Given instruction
Tally every line featuring "diagram", then give that tally alone.

Raw records

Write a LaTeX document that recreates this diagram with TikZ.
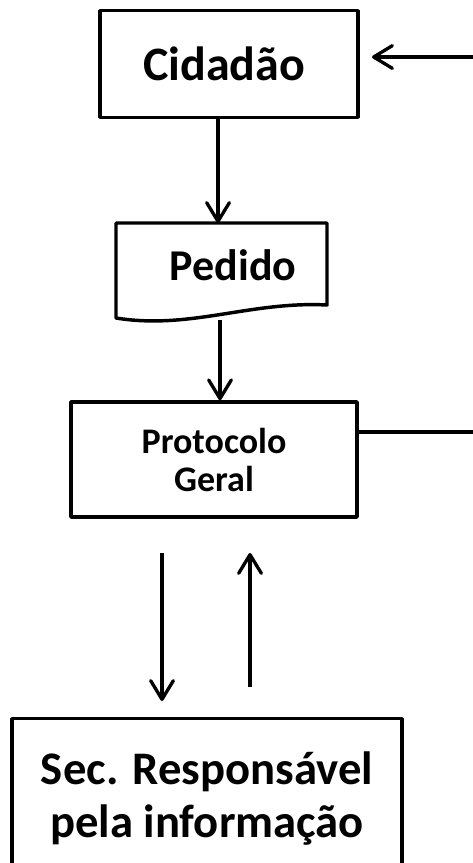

---

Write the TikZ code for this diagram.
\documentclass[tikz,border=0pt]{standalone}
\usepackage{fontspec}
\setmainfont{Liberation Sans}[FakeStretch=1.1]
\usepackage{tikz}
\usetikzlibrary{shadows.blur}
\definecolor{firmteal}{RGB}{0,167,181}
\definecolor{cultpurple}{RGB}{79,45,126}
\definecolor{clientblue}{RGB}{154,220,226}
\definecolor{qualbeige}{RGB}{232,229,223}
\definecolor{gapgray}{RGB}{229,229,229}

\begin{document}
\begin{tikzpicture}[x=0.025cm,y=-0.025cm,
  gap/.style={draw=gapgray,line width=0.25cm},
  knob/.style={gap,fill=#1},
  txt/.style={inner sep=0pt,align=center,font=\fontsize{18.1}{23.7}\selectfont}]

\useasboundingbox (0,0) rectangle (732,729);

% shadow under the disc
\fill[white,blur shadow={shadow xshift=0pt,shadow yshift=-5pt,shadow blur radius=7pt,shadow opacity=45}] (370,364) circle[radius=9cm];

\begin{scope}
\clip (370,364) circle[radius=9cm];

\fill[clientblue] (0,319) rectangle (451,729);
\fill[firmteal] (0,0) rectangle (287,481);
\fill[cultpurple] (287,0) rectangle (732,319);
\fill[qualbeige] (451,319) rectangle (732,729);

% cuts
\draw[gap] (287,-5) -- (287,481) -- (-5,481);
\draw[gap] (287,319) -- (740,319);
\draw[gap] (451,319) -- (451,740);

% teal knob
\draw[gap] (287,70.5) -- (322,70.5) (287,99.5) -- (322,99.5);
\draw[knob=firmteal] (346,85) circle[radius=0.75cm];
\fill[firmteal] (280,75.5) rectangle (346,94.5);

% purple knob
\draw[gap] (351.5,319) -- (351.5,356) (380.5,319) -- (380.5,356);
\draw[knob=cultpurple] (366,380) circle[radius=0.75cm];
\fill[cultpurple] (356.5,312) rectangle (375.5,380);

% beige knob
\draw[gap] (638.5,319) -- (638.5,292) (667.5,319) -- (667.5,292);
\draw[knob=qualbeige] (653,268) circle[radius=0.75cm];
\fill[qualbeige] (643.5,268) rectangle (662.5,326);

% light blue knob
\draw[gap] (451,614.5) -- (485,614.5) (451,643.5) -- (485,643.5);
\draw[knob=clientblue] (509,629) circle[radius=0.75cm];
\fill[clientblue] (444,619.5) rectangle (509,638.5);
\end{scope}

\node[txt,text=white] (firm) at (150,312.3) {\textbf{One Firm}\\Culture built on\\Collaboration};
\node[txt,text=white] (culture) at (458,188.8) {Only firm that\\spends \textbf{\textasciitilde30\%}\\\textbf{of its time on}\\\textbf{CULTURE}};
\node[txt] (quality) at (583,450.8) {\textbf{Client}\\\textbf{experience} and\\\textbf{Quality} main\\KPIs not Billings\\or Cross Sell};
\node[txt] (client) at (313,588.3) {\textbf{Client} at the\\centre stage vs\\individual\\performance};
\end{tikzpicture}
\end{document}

...

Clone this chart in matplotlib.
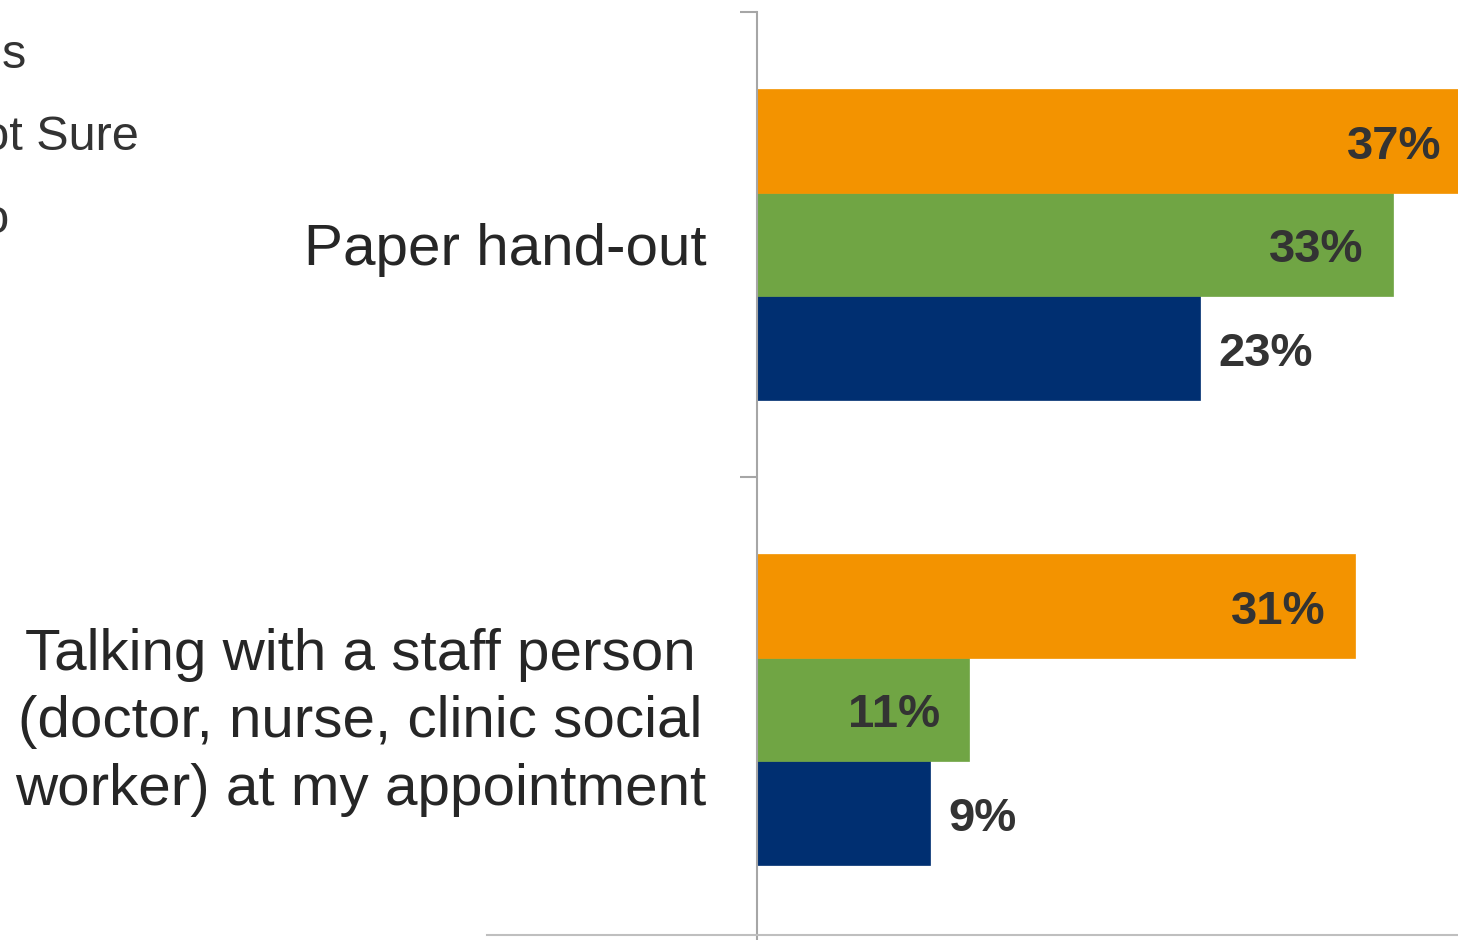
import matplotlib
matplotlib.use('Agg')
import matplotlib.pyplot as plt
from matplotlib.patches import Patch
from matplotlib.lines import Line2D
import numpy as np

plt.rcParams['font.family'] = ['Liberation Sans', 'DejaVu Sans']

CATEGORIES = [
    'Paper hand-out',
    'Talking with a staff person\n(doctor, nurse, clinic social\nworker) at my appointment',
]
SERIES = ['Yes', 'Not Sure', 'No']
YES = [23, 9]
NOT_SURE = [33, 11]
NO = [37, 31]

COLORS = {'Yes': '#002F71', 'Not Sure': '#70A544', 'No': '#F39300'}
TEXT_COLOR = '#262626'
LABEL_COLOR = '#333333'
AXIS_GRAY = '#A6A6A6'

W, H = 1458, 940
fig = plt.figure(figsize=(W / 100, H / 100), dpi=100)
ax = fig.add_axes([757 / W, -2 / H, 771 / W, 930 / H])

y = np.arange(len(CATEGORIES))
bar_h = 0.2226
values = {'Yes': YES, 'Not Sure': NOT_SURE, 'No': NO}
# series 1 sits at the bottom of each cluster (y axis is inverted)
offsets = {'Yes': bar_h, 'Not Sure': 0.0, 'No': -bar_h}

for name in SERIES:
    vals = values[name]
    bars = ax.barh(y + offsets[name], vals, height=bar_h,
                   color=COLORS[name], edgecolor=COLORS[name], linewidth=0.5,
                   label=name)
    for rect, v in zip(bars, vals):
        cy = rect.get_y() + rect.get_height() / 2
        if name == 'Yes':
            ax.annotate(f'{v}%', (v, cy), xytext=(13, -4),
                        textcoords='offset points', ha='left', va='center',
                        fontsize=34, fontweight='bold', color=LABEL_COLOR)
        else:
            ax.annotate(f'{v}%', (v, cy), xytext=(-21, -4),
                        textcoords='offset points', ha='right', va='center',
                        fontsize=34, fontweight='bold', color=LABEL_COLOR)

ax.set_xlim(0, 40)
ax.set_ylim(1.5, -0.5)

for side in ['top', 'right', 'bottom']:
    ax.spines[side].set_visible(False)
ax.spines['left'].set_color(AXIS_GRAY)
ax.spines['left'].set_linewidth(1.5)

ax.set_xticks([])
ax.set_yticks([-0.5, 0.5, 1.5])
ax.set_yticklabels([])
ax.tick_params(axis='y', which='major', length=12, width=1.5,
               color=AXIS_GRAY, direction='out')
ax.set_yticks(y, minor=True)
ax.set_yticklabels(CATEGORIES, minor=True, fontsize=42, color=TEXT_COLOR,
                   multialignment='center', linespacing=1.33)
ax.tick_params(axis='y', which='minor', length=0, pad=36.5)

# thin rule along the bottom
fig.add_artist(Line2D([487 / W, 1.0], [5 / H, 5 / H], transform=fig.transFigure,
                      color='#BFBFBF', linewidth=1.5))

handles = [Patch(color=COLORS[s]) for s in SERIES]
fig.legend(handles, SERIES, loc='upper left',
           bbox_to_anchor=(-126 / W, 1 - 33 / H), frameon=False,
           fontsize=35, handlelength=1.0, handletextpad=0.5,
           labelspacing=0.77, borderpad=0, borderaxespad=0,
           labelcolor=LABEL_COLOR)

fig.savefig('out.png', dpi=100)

Problem solution
2